At the IPO price of $135 per share, SpaceX was priced at approximately 94 times its 2025 revenue of $18.67 billion, a multiple that has no precedent among the world’s most valuable companies.
The market, in essence, is not buying what SpaceX is today. It is buying what the company intends to become: the infrastructure behind Mars colonization, space-based data centers, global satellite internet, and next-generation artificial intelligence.
During the opening bell ceremony, Musk told those watching: “Whoever you are watching this, SpaceX wants to be able to take you to the moon, take you to Mars, and ultimately beyond.” It was a statement that captured exactly why investors have poured their confidence into the company despite its current losses.
Few chief executives in the world can make that kind of promise and have the track record of rocket landings, orbital missions, and satellite deployments to give it even a shred of credibility.
Elon Musk is not selling any shares in the IPO and will retain 82.4% of the voting power in SpaceX post-listing, ensuring that strategic decisions about Mars colonization, AI development, and capital allocation remain under his authority.
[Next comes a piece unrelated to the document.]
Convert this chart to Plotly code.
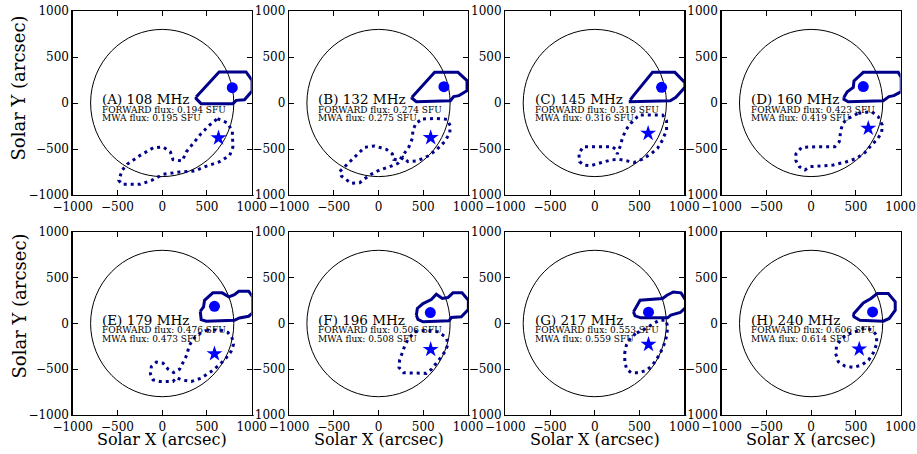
import plotly.graph_objects as go

# ---------------- data ----------------
PANEL_LETTERS = ["A", "B", "C", "D", "E", "F", "G", "H"]
FREQ_MHZ = [108, 132, 145, 160, 179, 196, 217, 240]
FORWARD_FLUX = [0.194, 0.274, 0.318, 0.423, 0.476, 0.506, 0.553, 0.606]
MWA_FLUX = [0.195, 0.275, 0.316, 0.419, 0.473, 0.508, 0.559, 0.614]
SUN_RADIUS = 800
TICKS = [-1000, -500, 0, 500, 1000]

# centroid markers (arcsec)
CIRCLE_X = [783, 731, 746, 583, 584, 579, 600, 687]
CIRCLE_Y = [167, 177, 170, 178, 188, 120, 124, 127]
STAR_X = [629, 583, 596, 639, 584, 583, 600, 538]
STAR_Y = [-380, -377, -330, -275, -331, -284, -229, -280]

# solid contours (arcsec)
SOLID_X = [
    [379, 636, 937, 1004, 1004, 919, 827, 790, 434, 379],
    [374, 627, 888, 989, 989, 899, 840, 803, 423, 374],
    [396, 432, 645, 895, 1007, 1007, 906, 843, 396],
    [367, 404, 471, 479, 583, 974, 1007, 1007, 925, 870, 806, 415, 367],
    [425, 462, 473, 566, 670, 744, 807, 855, 966, 1011, 1011, 966, 863, 807, 492, 436],
    [423, 434, 497, 590, 646, 713, 776, 832, 933, 1004, 1004, 925, 814, 788, 497, 441],
    [432, 458, 506, 757, 806, 877, 963, 1015, 1015, 955, 850, 813, 514, 450],
    [471, 583, 669, 739, 862, 940, 940, 873, 806, 546, 479],
]
SOLID_Y = [
    [65, 337, 337, 246, 130, 36, 29, -7, -7, 47],
    [62, 333, 333, 243, 134, 80, 69, 25, 14, 51],
    [33, 80, 333, 333, 221, 170, 62, 25, 14],
    [62, 123, 170, 239, 333, 333, 279, 123, 80, 69, 25, 14, 40],
    [133, 181, 254, 335, 335, 291, 316, 353, 353, 291, 115, 79, 60, 35, 24, 42],
    [91, 164, 218, 262, 320, 273, 284, 335, 335, 255, 153, 73, 65, 29, 18, 44],
    [127, 175, 255, 273, 309, 345, 335, 255, 175, 120, 91, 62, 62, 84],
    [102, 225, 273, 327, 327, 236, 145, 55, 25, 36, 73],
]

# dotted contours (arcsec)
DOTTED_X = [
    [618, 728, 783, 790, 754, 636, 489, 360, 195, 11, -118, -246, -448, -485, -448,
     -393, -246, -99, 11, 92, 121, 224, 268, 360, 434, 526],
    [497, 646, 765, 803, 795, 739, 646, 553, 441, 330, 274, 218, 125, 13, -99, -210,
     -304, -415, -434, -359, -266, -155, -43, 88, 155, 170, 236, 292, 341, 378, 385, 423],
    [514, 757, 802, 802, 757, 701, 626, 533, 439, 346, 271, 178, 65, -47, -121, -170,
     -178, -129, 28, 196, 234, 252, 282, 308, 346, 402, 477],
    [527, 676, 750, 795, 788, 739, 676, 601, 508, 397, 248, 80, -13, -69, -132, -170,
     -170, -106, 61, 266, 315, 330, 352, 415, 471],
    [492, 640, 733, 781, 796, 770, 714, 640, 547, 436, 325, 213, 158, 121, -28, -102,
     -132, -121, -65, 9, 65, 128, 195, 232, 276, 299, 343, 417],
    [404, 534, 665, 758, 776, 750, 702, 646, 590, 534, 404, 281, 229, 236, 266, 292, 330],
    [469, 551, 645, 720, 794, 813, 806, 776, 738, 690, 637, 581, 495, 409, 357, 335,
     335, 353, 402],
    [490, 583, 676, 732, 732, 695, 642, 564, 471, 378, 304, 274, 285, 341, 415],
]
DOTTED_Y = [
    [-170, -217, -304, -478, -569, -641, -688, -739, -750, -775, -841, -884, -884, -841,
     -732, -667, -569, -486, -478, -533, -616, -630, -533, -424, -333, -243],
    [-174, -167, -178, -250, -330, -420, -511, -576, -627, -638, -591, -656, -692, -728,
     -783, -866, -873, -793, -746, -674, -583, -482, -467, -504, -554, -612, -620, -547,
     -475, -384, -293, -214],
    [-130, -130, -192, -293, -402, -493, -554, -609, -645, -630, -612, -620, -649, -681,
     -674, -638, -547, -475, -475, -475, -504, -554, -475, -384, -293, -221, -149],
    [-112, -94, -149, -239, -322, -395, -456, -540, -602, -638, -674, -681, -692, -728,
     -692, -627, -554, -482, -475, -475, -420, -312, -221, -167, -141],
    [-75, -68, -97, -159, -232, -305, -378, -451, -524, -597, -634, -616, -590, -634,
     -634, -616, -550, -470, -422, -433, -499, -536, -499, -433, -342, -250, -170, -111],
    [-91, -73, -91, -153, -225, -298, -364, -436, -502, -545, -545, -538, -480, -400,
     -320, -247, -175],
    [-102, -65, -7, 36, 36, -29, -127, -225, -309, -393, -462, -509, -538, -538, -502,
     -418, -320, -236, -153],
    [-91, -55, -65, -127, -225, -320, -400, -455, -480, -465, -418, -327, -247, -164, -116],
]

# ---------------- layout geometry (target pixel positions) ----------------
W, H = 917, 454
COL_LEFT = [72.7, 289.0, 505.3, 721.6]
PANEL_W = 179
ROW_TOP = [11, 232]
PANEL_H = [184, 183]


def px(x):
    return x / W


def py(y):
    return 1 - y / H


FONT = "DejaVu Serif"
SOLID_COLOR = "#00008B"
MARK_COLOR = "#0000FF"

fig = go.Figure()
layout = dict(
    width=W, height=H, margin=dict(l=0, r=0, t=0, b=0, autoexpand=False),
    paper_bgcolor="white", plot_bgcolor="white", showlegend=False,
    font=dict(family=FONT, size=12, color="black"),
)
annotations = []
shapes = []

for i in range(8):
    r, c = divmod(i, 4)
    ax = "" if i == 0 else str(i + 1)
    xref, yref = "x" + ax, "y" + ax
    common = dict(
        range=[-1000, 1000], tickvals=TICKS, ticks="inside", ticklen=5, tickwidth=1,
        tickcolor="black", showline=True, linecolor="black", linewidth=1.3,
        mirror="allticks", showgrid=False, zeroline=False, automargin=False,
        ticklabeloverflow="allow",
        tickfont=dict(family=FONT, size=12, color="black"),
    )
    layout["xaxis" + ax] = dict(domain=[px(COL_LEFT[c]), px(COL_LEFT[c] + PANEL_W)],
                                anchor=yref, **common)
    layout["yaxis" + ax] = dict(domain=[py(ROW_TOP[r] + PANEL_H[r]), py(ROW_TOP[r])],
                                anchor=xref, **common)

    shapes.append(dict(type="circle", xref=xref, yref=yref,
                       x0=-SUN_RADIUS, x1=SUN_RADIUS, y0=-SUN_RADIUS, y1=SUN_RADIUS,
                       line=dict(color="black", width=1), layer="below"))

    sx = SOLID_X[i] + [SOLID_X[i][0]]
    sy = SOLID_Y[i] + [SOLID_Y[i][0]]
    fig.add_trace(go.Scatter(x=sx, y=sy, mode="lines", xaxis=xref, yaxis=yref,
                             line=dict(color=SOLID_COLOR, width=3), hoverinfo="skip"))
    dx = DOTTED_X[i] + [DOTTED_X[i][0]]
    dy = DOTTED_Y[i] + [DOTTED_Y[i][0]]
    fig.add_trace(go.Scatter(x=dx, y=dy, mode="lines", xaxis=xref, yaxis=yref,
                             line=dict(color=SOLID_COLOR, width=3, dash="3px,4px"),
                             hoverinfo="skip"))
    fig.add_trace(go.Scatter(x=[CIRCLE_X[i]], y=[CIRCLE_Y[i]], mode="markers",
                             xaxis=xref, yaxis=yref,
                             marker=dict(symbol="circle", size=11, color=MARK_COLOR)))
    fig.add_trace(go.Scatter(x=[STAR_X[i]], y=[STAR_Y[i]], mode="markers",
                             xaxis=xref, yaxis=yref,
                             marker=dict(symbol="star", size=12, color=MARK_COLOR)))

    annotations.append(dict(xref=xref, yref=yref, x=-695, y=40, xanchor="left",
                            yanchor="middle", showarrow=False,
                            text=f"({PANEL_LETTERS[i]}) {FREQ_MHZ[i]} MHz",
                            font=dict(family=FONT, size=13.5, color="black")))
    annotations.append(dict(xref=xref, yref=yref, x=-695, y=-72, xanchor="left",
                            yanchor="middle", showarrow=False,
                            text=f"FORWARD flux: {FORWARD_FLUX[i]:.3f} SFU",
                            font=dict(family=FONT, size=9, color="black")))
    annotations.append(dict(xref=xref, yref=yref, x=-695, y=-165, xanchor="left",
                            yanchor="middle", showarrow=False,
                            text=f"MWA flux: {MWA_FLUX[i]:.3f} SFU",
                            font=dict(family=FONT, size=9, color="black")))

# axis titles
for yc in [88, 306]:
    annotations.append(dict(xref="paper", yref="paper", x=px(18.5), y=py(yc),
                            xanchor="center", yanchor="middle", showarrow=False,
                            textangle=-90, text="Solar Y (arcsec)",
                            font=dict(family=FONT, size=18, color="black")))
for c in range(4):
    xc = COL_LEFT[c] + PANEL_W / 2
    annotations.append(dict(xref="paper", yref="paper", x=px(xc), y=py(439.5),
                            xanchor="center", yanchor="middle", showarrow=False,
                            text="Solar X (arcsec)",
                            font=dict(family=FONT, size=16, color="black")))

layout["annotations"] = annotations
layout["shapes"] = shapes
fig.update_layout(**layout)
# remove the default 8px page margin so the figure fills the window exactly
fig.write_html("out.html",
               config={"displayModeBar": False, "staticPlot": True},
               post_script="document.body.style.margin='0px';"
                           "document.body.style.overflow='hidden';")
This means the company goes public on Musk’s terms, not the market’s, and investors who buy in are betting on one man’s vision as much as they are on any balance sheet.
What SpaceX’s public debut ultimately signals is not just a financial milestone but a philosophical one. The company launched in 2002 with the declared intention of making humanity a multi-planetary species. More than two decades later, it has raised $75 billion from the public in a single day, made its founder the richest person in recorded human history, and entered the global stage as one of the most valuable corporations on earth.
Whether the valuation proves justified will take years to determine. What is already certain is that the story of SpaceX’s IPO will be told for generations as the day the space age became a publicly traded reality.